The only actions that Defendant Rubin has taken since the death of Ms. Alexander is to travel to Florida with her jewelry, acquire a new P.O. Box in Florida, and register two vehicles in Florida. Defendant, however, had previously maintained a P.O. Box in Florida while he was a citizen of North Carolina. Moreover, Defendant Rubin had also maintained his Florida driver's license during the time he was domiciled in North Carolina. Although Defendant Rubin is also registered to vote in Florida, the registration appears to be tied to the address where he resided from 1987 until 2002, and the record reflects that Defendant Rubin has only voted in North Carolina since 2002. The record is devoid of any evidence that Defendant Rubin has voted in Florida since leaving North Carolina.
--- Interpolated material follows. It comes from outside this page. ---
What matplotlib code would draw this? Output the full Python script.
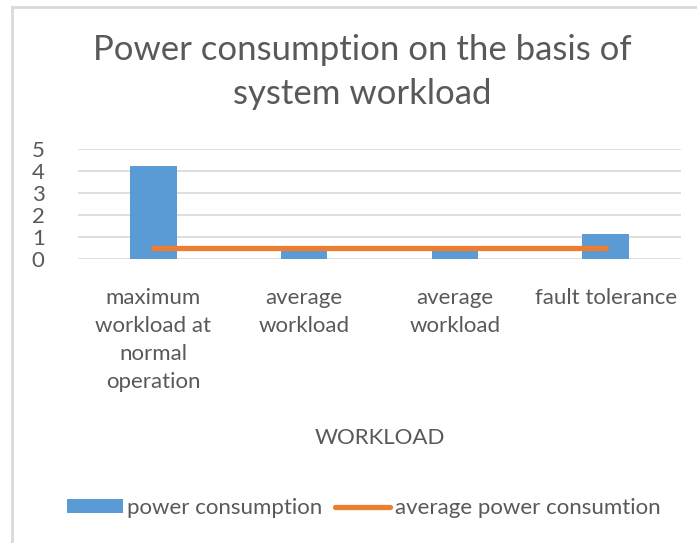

In short, the Court finds that Plaintiff has failed to demonstrate that when Defendant Rubin went to Florida after the death of Ms. Alexander, he intended to abandon his North Carolina domicile and acquire a new domicile in Florida. Accordingly, the Court RECOMMENDS that the District Court GRANT the Motion to Dismiss [# 4] and DISMISS this action.

IV. Conclusion

The Court RECOMMENDS that the District Court GRANT the Motion to Dismiss [# 4], and DISMISS this action.

Time for Objections

The parties are hereby advised that, pursuant to 28, United States Code, Section 636(b)(1)(C), and Rule 72, Federal Rules of Civil Procedure, written objections to the findings of fact, conclusions of law, and recommendation contained herein must be filed within fourteen (14) days of service of same. Responses to the objections must be filed within fourteen (14) days of service of the objections. Failure to file objections to this Memorandum and Recommendation with the district court will preclude the parties from raising such objections on appeal. Thomas v. Arn, 474 U.S. 140 (1985), reh'g denied, 474 U.S. 1111 (1986); United States v. Schronce, 727 F.2d 91 (4th Cir.), cert. denied, 467 U.S. 1208 (1984).